→ REQUIREMENTS
Repeat exactly the lines of the listing below, please, starting with the first and ending with the line containing "import * as"; leave out the rest.

━━━━━━━━

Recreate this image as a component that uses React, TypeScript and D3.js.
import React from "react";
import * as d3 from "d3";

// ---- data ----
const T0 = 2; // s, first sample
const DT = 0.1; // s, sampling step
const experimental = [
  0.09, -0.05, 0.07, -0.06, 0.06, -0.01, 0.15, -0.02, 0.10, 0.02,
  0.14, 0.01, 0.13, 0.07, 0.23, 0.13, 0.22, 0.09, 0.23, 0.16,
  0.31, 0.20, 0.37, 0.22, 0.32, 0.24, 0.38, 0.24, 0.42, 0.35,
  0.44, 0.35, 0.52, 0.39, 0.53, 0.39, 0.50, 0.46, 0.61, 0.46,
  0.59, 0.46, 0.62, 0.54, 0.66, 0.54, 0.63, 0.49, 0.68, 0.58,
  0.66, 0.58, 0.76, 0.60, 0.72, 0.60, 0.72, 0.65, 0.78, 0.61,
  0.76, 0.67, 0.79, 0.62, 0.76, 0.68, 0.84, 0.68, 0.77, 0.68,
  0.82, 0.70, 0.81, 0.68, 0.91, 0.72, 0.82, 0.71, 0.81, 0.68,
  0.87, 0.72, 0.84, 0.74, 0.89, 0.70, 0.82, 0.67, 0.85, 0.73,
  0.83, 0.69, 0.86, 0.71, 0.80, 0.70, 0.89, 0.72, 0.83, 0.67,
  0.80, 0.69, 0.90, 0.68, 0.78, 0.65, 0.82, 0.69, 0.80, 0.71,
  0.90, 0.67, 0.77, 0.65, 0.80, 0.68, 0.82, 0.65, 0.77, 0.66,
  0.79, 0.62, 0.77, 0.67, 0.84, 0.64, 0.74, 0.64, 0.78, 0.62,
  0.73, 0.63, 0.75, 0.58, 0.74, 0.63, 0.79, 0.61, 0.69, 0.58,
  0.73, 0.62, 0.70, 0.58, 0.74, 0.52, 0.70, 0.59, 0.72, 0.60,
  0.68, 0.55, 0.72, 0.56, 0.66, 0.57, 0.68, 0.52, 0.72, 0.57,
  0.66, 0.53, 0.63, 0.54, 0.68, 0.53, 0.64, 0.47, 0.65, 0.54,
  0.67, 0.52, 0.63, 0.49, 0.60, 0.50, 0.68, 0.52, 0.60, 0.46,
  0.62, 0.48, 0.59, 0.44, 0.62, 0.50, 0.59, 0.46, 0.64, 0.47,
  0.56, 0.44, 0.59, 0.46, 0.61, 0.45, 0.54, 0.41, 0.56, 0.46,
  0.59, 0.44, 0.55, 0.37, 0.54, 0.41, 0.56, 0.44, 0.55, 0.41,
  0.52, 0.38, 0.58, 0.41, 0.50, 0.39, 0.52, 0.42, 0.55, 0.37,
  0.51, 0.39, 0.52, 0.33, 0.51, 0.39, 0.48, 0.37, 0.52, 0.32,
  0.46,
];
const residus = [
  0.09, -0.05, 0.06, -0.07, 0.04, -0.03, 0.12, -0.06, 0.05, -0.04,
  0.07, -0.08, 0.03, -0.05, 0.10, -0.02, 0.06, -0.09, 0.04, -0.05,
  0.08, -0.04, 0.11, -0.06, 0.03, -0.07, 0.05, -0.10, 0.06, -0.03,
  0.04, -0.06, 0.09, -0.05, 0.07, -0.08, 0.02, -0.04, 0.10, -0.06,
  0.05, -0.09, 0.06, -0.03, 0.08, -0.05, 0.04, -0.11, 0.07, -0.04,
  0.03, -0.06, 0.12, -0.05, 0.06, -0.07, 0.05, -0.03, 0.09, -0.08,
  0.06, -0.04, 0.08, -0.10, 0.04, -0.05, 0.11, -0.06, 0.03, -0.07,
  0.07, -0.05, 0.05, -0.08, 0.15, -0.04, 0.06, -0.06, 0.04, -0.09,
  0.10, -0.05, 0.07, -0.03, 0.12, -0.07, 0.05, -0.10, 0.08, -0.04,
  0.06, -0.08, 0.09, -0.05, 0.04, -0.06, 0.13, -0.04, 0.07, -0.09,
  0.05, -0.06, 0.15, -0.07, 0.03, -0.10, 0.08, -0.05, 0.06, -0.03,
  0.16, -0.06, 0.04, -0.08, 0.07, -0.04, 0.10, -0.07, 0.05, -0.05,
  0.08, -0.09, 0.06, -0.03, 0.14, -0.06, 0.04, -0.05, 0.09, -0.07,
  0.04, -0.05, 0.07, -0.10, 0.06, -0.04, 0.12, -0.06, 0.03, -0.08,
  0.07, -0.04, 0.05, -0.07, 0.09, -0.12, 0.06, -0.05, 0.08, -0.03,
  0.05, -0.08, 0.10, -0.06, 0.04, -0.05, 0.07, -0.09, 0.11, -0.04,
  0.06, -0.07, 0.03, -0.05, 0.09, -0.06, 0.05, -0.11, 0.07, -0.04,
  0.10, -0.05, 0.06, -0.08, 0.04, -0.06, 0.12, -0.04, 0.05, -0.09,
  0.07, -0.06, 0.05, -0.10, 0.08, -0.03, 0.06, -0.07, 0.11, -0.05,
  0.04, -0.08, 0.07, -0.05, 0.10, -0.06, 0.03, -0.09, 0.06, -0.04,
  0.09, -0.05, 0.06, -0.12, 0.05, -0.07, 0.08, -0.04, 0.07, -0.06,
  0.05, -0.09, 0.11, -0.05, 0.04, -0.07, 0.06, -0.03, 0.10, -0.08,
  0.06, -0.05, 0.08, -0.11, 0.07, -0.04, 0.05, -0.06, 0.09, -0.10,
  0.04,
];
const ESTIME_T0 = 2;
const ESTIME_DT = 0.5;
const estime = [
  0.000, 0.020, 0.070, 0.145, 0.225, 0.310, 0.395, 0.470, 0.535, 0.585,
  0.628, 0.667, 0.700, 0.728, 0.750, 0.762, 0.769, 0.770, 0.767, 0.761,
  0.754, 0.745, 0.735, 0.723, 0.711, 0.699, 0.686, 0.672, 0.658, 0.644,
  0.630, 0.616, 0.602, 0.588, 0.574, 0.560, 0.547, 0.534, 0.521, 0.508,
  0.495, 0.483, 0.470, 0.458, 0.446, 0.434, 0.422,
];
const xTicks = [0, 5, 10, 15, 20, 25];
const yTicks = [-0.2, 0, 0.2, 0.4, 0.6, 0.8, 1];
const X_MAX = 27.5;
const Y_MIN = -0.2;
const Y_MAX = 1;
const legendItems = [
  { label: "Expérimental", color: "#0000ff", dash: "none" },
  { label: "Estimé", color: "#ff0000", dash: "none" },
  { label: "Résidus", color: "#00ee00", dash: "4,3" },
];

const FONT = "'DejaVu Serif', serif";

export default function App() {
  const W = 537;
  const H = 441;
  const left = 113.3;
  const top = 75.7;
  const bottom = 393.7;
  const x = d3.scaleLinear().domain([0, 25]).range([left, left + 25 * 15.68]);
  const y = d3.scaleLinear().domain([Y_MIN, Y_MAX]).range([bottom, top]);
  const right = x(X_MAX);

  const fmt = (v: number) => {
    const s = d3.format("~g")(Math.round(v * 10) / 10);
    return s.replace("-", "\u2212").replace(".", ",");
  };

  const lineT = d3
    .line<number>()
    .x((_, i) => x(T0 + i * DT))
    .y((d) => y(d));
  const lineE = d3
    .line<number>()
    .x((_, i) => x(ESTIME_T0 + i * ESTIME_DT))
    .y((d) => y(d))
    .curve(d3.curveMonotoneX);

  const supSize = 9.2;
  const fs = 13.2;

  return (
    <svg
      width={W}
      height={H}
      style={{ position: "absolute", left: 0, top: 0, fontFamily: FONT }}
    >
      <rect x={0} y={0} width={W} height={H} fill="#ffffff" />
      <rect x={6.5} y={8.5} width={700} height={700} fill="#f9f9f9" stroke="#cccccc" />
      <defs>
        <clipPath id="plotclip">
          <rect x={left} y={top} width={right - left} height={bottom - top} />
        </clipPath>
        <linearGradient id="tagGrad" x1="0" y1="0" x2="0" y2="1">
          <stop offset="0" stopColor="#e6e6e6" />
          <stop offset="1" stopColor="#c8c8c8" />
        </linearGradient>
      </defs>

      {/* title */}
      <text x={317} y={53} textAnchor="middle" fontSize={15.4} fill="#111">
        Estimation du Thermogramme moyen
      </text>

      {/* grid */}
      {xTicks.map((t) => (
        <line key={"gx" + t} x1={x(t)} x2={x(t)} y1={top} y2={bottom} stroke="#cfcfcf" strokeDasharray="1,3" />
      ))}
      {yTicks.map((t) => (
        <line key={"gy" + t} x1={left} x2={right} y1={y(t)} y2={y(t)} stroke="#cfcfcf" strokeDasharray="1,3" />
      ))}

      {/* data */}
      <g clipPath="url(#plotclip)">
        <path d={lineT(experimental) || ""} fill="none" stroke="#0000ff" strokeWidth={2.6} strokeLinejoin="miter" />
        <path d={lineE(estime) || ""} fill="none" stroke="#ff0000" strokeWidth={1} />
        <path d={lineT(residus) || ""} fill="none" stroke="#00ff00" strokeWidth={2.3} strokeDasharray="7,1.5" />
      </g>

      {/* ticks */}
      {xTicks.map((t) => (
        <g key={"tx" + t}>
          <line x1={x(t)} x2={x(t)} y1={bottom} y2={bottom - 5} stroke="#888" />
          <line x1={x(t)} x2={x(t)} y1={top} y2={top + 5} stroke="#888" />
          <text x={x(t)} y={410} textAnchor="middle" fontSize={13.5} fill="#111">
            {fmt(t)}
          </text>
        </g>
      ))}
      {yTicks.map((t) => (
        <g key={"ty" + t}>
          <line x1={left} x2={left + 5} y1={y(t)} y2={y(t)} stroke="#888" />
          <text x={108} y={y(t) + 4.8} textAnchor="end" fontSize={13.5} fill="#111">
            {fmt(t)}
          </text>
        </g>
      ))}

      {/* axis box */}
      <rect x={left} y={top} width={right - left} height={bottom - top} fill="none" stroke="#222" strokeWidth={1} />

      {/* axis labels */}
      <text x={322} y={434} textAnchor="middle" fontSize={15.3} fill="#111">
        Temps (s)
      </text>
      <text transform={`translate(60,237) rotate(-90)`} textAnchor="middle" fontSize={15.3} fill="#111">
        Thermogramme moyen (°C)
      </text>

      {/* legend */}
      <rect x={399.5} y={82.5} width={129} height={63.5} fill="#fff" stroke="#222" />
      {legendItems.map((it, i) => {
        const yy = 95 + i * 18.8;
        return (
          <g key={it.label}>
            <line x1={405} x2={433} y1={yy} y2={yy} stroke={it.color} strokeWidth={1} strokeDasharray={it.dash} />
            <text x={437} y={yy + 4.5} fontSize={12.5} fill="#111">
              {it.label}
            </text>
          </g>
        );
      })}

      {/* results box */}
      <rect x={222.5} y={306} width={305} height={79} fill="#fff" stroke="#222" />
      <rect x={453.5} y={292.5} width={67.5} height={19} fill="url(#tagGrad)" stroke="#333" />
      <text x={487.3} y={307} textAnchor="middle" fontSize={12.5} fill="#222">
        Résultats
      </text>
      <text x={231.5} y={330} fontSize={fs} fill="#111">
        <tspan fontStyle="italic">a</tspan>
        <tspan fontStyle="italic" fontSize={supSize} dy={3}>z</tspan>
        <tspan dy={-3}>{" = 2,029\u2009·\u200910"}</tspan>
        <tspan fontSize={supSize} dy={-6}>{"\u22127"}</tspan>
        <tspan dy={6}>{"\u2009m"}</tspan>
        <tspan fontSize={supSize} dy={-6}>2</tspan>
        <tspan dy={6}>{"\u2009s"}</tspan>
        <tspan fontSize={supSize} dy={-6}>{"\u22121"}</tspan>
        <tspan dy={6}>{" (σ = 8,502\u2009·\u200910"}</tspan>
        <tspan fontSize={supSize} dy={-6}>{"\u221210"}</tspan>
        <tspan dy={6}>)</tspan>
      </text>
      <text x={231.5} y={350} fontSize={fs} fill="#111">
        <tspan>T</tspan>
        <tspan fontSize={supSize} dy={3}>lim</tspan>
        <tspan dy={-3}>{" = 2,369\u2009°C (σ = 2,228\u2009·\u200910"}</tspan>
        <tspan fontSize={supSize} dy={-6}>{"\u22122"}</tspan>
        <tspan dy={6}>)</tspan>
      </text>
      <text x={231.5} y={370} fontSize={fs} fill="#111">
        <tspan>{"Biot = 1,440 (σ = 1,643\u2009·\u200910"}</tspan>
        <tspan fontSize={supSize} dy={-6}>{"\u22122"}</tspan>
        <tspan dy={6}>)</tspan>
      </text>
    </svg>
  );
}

━━━━━━━━

→ RIGHT ANSWER
Recreate this image as a component that uses React, TypeScript and D3.js.
import React from "react";
import * as d3 from "d3";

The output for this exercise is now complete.